── Information shown
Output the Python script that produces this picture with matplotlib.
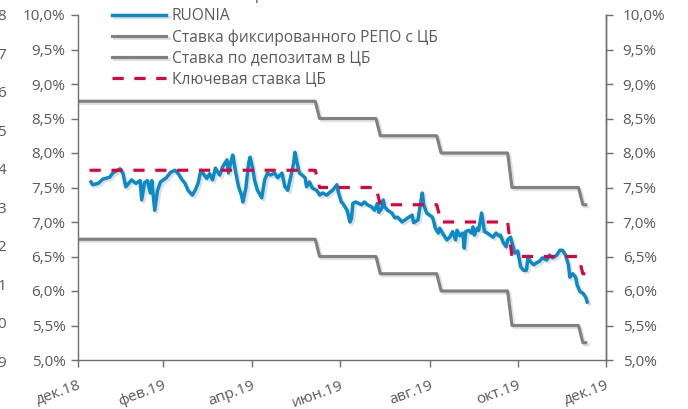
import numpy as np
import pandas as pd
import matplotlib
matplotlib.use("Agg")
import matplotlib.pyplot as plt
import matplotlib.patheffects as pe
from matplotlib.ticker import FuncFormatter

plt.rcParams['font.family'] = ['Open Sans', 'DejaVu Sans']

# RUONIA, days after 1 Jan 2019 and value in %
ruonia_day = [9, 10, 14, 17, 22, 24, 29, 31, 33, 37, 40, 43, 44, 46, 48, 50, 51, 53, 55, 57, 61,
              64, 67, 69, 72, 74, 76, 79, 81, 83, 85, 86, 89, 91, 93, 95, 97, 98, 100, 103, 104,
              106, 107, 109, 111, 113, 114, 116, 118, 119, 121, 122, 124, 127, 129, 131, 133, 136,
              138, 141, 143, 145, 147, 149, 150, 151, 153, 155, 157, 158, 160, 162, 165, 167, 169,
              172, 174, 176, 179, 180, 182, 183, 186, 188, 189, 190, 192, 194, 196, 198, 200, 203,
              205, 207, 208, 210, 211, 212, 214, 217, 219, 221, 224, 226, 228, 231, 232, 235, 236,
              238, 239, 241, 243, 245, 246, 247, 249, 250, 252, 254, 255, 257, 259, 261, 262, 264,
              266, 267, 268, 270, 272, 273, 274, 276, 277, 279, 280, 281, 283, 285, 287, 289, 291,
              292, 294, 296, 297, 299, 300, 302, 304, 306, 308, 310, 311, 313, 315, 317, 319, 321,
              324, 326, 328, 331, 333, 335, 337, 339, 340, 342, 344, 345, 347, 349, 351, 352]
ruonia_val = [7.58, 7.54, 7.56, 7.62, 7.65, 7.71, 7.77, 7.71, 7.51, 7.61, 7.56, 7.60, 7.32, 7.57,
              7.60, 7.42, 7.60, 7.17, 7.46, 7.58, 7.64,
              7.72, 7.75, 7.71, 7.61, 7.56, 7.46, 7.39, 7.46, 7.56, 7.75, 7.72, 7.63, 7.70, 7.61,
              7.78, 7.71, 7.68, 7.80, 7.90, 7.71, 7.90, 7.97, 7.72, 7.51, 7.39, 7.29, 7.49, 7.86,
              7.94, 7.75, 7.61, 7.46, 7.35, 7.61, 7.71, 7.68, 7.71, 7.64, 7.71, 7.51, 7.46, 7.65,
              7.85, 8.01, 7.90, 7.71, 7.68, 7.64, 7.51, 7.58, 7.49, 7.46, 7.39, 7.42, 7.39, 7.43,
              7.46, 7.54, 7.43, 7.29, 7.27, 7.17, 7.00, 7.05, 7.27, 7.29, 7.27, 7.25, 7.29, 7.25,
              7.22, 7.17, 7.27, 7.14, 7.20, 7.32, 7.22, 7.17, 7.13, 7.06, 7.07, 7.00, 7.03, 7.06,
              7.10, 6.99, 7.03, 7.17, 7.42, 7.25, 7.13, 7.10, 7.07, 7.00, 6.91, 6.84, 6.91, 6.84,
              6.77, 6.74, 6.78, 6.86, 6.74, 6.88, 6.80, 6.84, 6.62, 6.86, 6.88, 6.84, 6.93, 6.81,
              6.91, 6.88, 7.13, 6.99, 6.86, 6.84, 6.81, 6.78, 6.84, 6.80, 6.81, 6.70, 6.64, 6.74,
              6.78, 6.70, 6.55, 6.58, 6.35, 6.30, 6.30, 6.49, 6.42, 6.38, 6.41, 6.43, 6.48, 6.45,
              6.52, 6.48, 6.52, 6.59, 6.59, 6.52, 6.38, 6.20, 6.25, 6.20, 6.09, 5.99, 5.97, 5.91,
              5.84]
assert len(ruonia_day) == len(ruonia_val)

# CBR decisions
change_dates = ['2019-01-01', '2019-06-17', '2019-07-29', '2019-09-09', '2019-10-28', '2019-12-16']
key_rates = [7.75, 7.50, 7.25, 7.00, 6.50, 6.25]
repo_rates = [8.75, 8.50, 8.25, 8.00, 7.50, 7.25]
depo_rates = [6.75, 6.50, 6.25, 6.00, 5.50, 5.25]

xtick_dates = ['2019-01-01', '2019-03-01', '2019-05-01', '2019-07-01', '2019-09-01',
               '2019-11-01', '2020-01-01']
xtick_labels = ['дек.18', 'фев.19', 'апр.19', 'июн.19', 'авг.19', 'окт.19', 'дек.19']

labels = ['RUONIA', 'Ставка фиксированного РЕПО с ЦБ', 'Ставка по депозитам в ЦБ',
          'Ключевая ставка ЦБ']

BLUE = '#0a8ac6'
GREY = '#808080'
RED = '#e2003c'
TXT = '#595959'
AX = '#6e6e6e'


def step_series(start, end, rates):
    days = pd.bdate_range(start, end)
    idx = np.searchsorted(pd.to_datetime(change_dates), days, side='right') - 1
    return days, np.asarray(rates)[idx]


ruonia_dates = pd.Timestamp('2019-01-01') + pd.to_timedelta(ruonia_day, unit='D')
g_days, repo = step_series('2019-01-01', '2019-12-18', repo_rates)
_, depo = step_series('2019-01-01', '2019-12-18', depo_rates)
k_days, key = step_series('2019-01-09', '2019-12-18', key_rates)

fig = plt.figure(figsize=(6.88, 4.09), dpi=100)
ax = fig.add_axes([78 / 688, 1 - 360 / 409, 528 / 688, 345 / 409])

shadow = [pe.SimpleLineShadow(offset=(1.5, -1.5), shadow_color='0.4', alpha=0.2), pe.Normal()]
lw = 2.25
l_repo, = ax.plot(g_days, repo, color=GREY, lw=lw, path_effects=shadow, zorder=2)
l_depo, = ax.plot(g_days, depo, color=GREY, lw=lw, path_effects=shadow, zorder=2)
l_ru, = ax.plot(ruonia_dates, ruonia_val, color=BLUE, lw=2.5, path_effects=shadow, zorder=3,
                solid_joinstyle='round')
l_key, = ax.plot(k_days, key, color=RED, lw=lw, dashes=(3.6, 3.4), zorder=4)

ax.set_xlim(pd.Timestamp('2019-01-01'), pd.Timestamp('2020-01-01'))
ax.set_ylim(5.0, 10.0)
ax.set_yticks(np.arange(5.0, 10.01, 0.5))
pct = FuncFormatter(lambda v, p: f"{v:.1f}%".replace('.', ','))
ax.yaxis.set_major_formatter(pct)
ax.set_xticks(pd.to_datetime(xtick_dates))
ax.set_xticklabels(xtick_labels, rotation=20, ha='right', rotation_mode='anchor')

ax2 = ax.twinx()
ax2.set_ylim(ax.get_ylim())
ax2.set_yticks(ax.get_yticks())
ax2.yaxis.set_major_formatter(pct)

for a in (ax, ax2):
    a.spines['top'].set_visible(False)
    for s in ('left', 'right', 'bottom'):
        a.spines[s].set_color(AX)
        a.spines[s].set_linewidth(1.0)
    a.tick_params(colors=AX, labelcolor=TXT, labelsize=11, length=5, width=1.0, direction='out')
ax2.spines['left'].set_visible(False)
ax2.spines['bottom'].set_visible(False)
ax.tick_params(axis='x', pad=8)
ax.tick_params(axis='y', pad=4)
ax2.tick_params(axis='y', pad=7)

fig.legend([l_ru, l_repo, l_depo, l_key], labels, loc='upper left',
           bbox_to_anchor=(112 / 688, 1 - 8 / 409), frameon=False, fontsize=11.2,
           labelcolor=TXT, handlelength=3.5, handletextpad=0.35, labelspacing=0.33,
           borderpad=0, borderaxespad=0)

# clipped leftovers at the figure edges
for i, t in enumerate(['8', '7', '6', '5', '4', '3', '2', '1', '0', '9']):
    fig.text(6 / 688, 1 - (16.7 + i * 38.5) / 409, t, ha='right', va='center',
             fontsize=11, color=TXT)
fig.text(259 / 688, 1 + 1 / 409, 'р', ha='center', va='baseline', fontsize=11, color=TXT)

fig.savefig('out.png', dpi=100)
────
__Short task__
Write out nothing but the lines from the start of the data through the line with "plt.rcParams['font.family'] = ['Open". Leave out the pictures.

__Complete answer__
Output the Python script that produces this picture with matplotlib.
import numpy as np
import pandas as pd
import matplotlib
matplotlib.use("Agg")
import matplotlib.pyplot as plt
import matplotlib.patheffects as pe
from matplotlib.ticker import FuncFormatter

plt.rcParams['font.family'] = ['Open Sans', 'DejaVu Sans']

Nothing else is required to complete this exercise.